The Heartsease is a housing estate located in Norwich, Norfolk and takes its name from the heartsease, a common European wild flower.

==Location==
The estate is approximately 2.5 mi north-east of the city centre and is bounded by Heartsease Lane to the west, Woodside Road to the east, Plumstead Road B1140 and Salhouse Road form the southern and northern boundaries respectively.

==History==
Heartsease estate was originally agricultural land close to Mousehold Heath. At the beginning of the 20th century it was used by the Norfolk Regiment as a drill ground. In October, 1914 it was taken over by the Royal Flying Corps to become RAF Mousehold Heath. By 1933, it became the first Norwich Airport, however by WW2 it had fallen into disuse. Several local companies manufacturing aircraft were based at the aerodrome including Boulton and Paul.

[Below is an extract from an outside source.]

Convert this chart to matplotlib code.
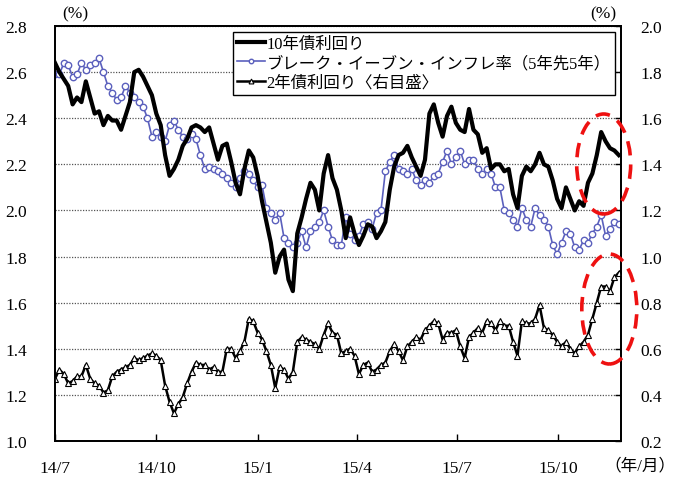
import numpy as np
import pandas as pd
import matplotlib
matplotlib.use("Agg")
import matplotlib.pyplot as plt
from matplotlib.patches import Ellipse

# ---------------- data ----------------
dates = pd.date_range("2014-07-01", periods=129, freq="4D")

jgb10 = [2.64, 2.60, 2.57, 2.54, 2.46, 2.49, 2.47, 2.56, 2.49, 2.42,
         2.43, 2.37, 2.41, 2.39, 2.39, 2.35, 2.41, 2.47, 2.60, 2.61,
         2.58, 2.54, 2.50, 2.42, 2.37, 2.24, 2.15, 2.18, 2.22, 2.28,
         2.31, 2.36, 2.37, 2.36, 2.34, 2.36, 2.29, 2.22, 2.28, 2.29,
         2.21, 2.12, 2.07, 2.18, 2.26, 2.23, 2.15, 2.04, 1.95, 1.86,
         1.73, 1.80, 1.83, 1.70, 1.65, 1.90, 1.97, 2.05, 2.12, 2.09,
         2.00, 2.16, 2.24, 2.14, 2.09, 2.00, 1.88, 1.97, 1.90, 1.85,
         1.89, 1.94, 1.93, 1.88, 1.91, 1.95, 2.09, 2.19, 2.24, 2.25,
         2.28, 2.23, 2.19, 2.15, 2.22, 2.42, 2.46, 2.38, 2.32, 2.41,
         2.45, 2.38, 2.35, 2.34, 2.44, 2.35, 2.33, 2.25, 2.27, 2.18,
         2.20, 2.20, 2.17, 2.18, 2.07, 2.01, 2.15, 2.19, 2.17, 2.20,
         2.25, 2.20, 2.19, 2.13, 2.05, 2.01, 2.10, 2.05, 2.00, 2.04,
         2.02, 2.12, 2.16, 2.24, 2.34, 2.30, 2.27, 2.26, 2.24]

bei5y5y = [2.59, 2.59, 2.64, 2.63, 2.58, 2.59, 2.64, 2.61, 2.63, 2.64,
           2.66, 2.60, 2.54, 2.51, 2.48, 2.49, 2.54, 2.51, 2.49, 2.47,
           2.45, 2.40, 2.32, 2.34, 2.32, 2.30, 2.37, 2.39, 2.35, 2.32,
           2.31, 2.33, 2.31, 2.24, 2.18, 2.19, 2.18, 2.17, 2.16, 2.14,
           2.12, 2.10, 2.14, 2.17, 2.16, 2.13, 2.10, 2.11, 2.01, 1.99,
           1.96, 1.99, 1.88, 1.86, 1.84, 1.86, 1.91, 1.84, 1.91, 1.93,
           1.95, 2.00, 1.93, 1.87, 1.85, 1.85, 1.97, 1.90, 1.87, 1.89,
           1.94, 1.95, 1.92, 1.99, 2.00, 2.17, 2.21, 2.24, 2.18, 2.17,
           2.16, 2.18, 2.13, 2.11, 2.13, 2.12, 2.15, 2.16, 2.21, 2.26,
           2.20, 2.23, 2.26, 2.20, 2.22, 2.22, 2.18, 2.16, 2.18, 2.16,
           2.10, 2.10, 2.00, 1.99, 1.96, 1.93, 2.01, 1.96, 1.93, 2.01,
           1.98, 1.96, 1.93, 1.85, 1.81, 1.86, 1.91, 1.90, 1.84, 1.83,
           1.87, 1.86, 1.90, 1.93, 1.98, 1.89, 1.92, 1.95, 1.94]

jgb2 = [0.47, 0.51, 0.49, 0.45, 0.46, 0.48, 0.48, 0.53, 0.47, 0.45,
        0.44, 0.41, 0.42, 0.48, 0.50, 0.51, 0.52, 0.53, 0.56, 0.55,
        0.56, 0.57, 0.58, 0.57, 0.55, 0.44, 0.37, 0.32, 0.36, 0.39,
        0.45, 0.50, 0.54, 0.53, 0.53, 0.51, 0.52, 0.50, 0.50, 0.60,
        0.60, 0.56, 0.59, 0.63, 0.73, 0.72, 0.67, 0.64, 0.59, 0.53,
        0.43, 0.52, 0.51, 0.47, 0.50, 0.63, 0.65, 0.64, 0.63, 0.62,
        0.60, 0.66, 0.71, 0.67, 0.66, 0.58, 0.59, 0.60, 0.57, 0.49,
        0.53, 0.54, 0.50, 0.51, 0.53, 0.54, 0.59, 0.62, 0.59, 0.55,
        0.61, 0.63, 0.65, 0.64, 0.68, 0.70, 0.72, 0.71, 0.64, 0.67,
        0.67, 0.68, 0.61, 0.56, 0.65, 0.67, 0.69, 0.67, 0.72, 0.71,
        0.68, 0.72, 0.70, 0.70, 0.63, 0.57, 0.72, 0.71, 0.71, 0.73,
        0.79, 0.69, 0.68, 0.66, 0.63, 0.61, 0.63, 0.60, 0.58, 0.61,
        0.63, 0.66, 0.73, 0.80, 0.87, 0.87, 0.85, 0.91, 0.93]

tick_dates = ["2014-07-01", "2014-10-01", "2015-01-01",
              "2015-04-01", "2015-07-01", "2015-10-01"]
tick_labels = ["14/7", "14/10", "15/1", "15/4", "15/7", "15/10"]

labels = ["10年債利回り",
          "ブレーク・イーブン・インフレ率（5年先5年）",
          "2年債利回り〈右目盛〉"]

# ---------------- style ----------------
serif_cjk = ["Liberation Serif", "Noto Sans CJK JP"]
plt.rcParams["font.family"] = serif_cjk
plt.rcParams["font.size"] = 12.5
blue = "#5b60bd"

fig = plt.figure(figsize=(6.78, 4.85), dpi=100)
ax = fig.add_axes([55 / 678, 1 - 442 / 485, 566 / 678, 415 / 485])
ax2 = ax.twinx()

l1, = ax.plot(dates, jgb10, color="black", lw=3.0, zorder=3)
l2, = ax.plot(dates, bei5y5y, color=blue, lw=1.2, marker="o", ms=4.6,
              mfc="white", mec=blue, mew=1.0, zorder=2)
l3, = ax2.plot(dates, jgb2, color="black", lw=1.8, marker="^", ms=5.0,
               mfc="white", mec="black", mew=0.8, zorder=2)

ax.set_ylim(1.0, 2.8)
ax.set_yticks(np.arange(1.0, 2.81, 0.2))
ax.set_yticklabels([f"{v:.1f}" for v in np.arange(1.0, 2.81, 0.2)])
ax2.set_ylim(0.2, 2.0)
ax2.set_yticks(np.arange(0.2, 2.01, 0.2))
ax2.set_yticklabels([f"{v:.1f}" for v in np.arange(0.2, 2.01, 0.2)])

ax.set_xlim(pd.Timestamp("2014-07-01"), pd.Timestamp("2015-11-27"))
ax.set_xticks(pd.to_datetime(tick_dates))
ax.set_xticklabels(tick_labels)

ax.grid(axis="y", linestyle=(0, (1, 1.2)), color="#555555", lw=0.9)
ax.set_axisbelow(True)

ax.tick_params(axis="x", direction="in", length=5, pad=14, width=1)
ax.tick_params(axis="y", direction="in", length=0, pad=20)
ax2.tick_params(axis="y", direction="in", length=4, pad=14, width=1)
for sp in list(ax.spines.values()) + list(ax2.spines.values()):
    sp.set_linewidth(1.3)
    sp.set_color("black")

fig.text(75 / 678, 1 - 14 / 485, "(%)", ha="center", va="center", fontsize=12.5)
fig.text(603 / 678, 1 - 14 / 485, "(%)", ha="center", va="center", fontsize=12.5)
fig.text(640 / 678, 1 - 466 / 485, "（年/月）", ha="center", va="center",
         fontsize=12)

leg = ax2.legend([l1, l2, l3], labels, loc="upper right",
                 bbox_to_anchor=(0.989, 0.986), borderaxespad=0,
                 fancybox=False, framealpha=1, edgecolor="black",
                 handlelength=1.7, handletextpad=0.1, labelspacing=0.2,
                 borderpad=0.25, fontsize=11.8, markerscale=0.7)
leg.get_frame().set_linewidth(1.0)

for (cx, cy, w, h) in [(603.7, 165, 54, 100), (609.3, 310, 55, 110)]:
    e = Ellipse((cx / 678, 1 - cy / 485), w / 678, h / 485,
                transform=fig.transFigure, fill=False, edgecolor="#ee1111",
                lw=2.6, linestyle=(0, (4, 2.5)), clip_on=False, zorder=10)
    fig.add_artist(e)

fig.savefig("out.png", dpi=100)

Work began building the estate after WW2 and was completed by the mid-1950s. Much of the housing is terraced, mixed with two-storey blocks of flats and maisonettes. With the addition of three tower blocks built in the 1960s and some infilling in the subsequent years.

== St Francis church==
The church is dedicated to St Francis of Assisi and was designed by J P Chaplin and opened in 1957. Located in the centre of the estate at Rider Haggard Road, the church frontage is adorned with a bronze sculpture depicting St Francis.

==Schools==
Heartsease High School was part of the original design for the estate and was later replaced by the Open Academy which relocated to new buildings in September 2010 at the cost of £21 million.

==Amenities==
Amenities on the estate included shopping parades, two churches, schools, pub (closed) and essential services.

==Notable people==
- Stuart Ashen, comedian, reviewer of mostly low-quality products, writer, actor, animator and internet personality.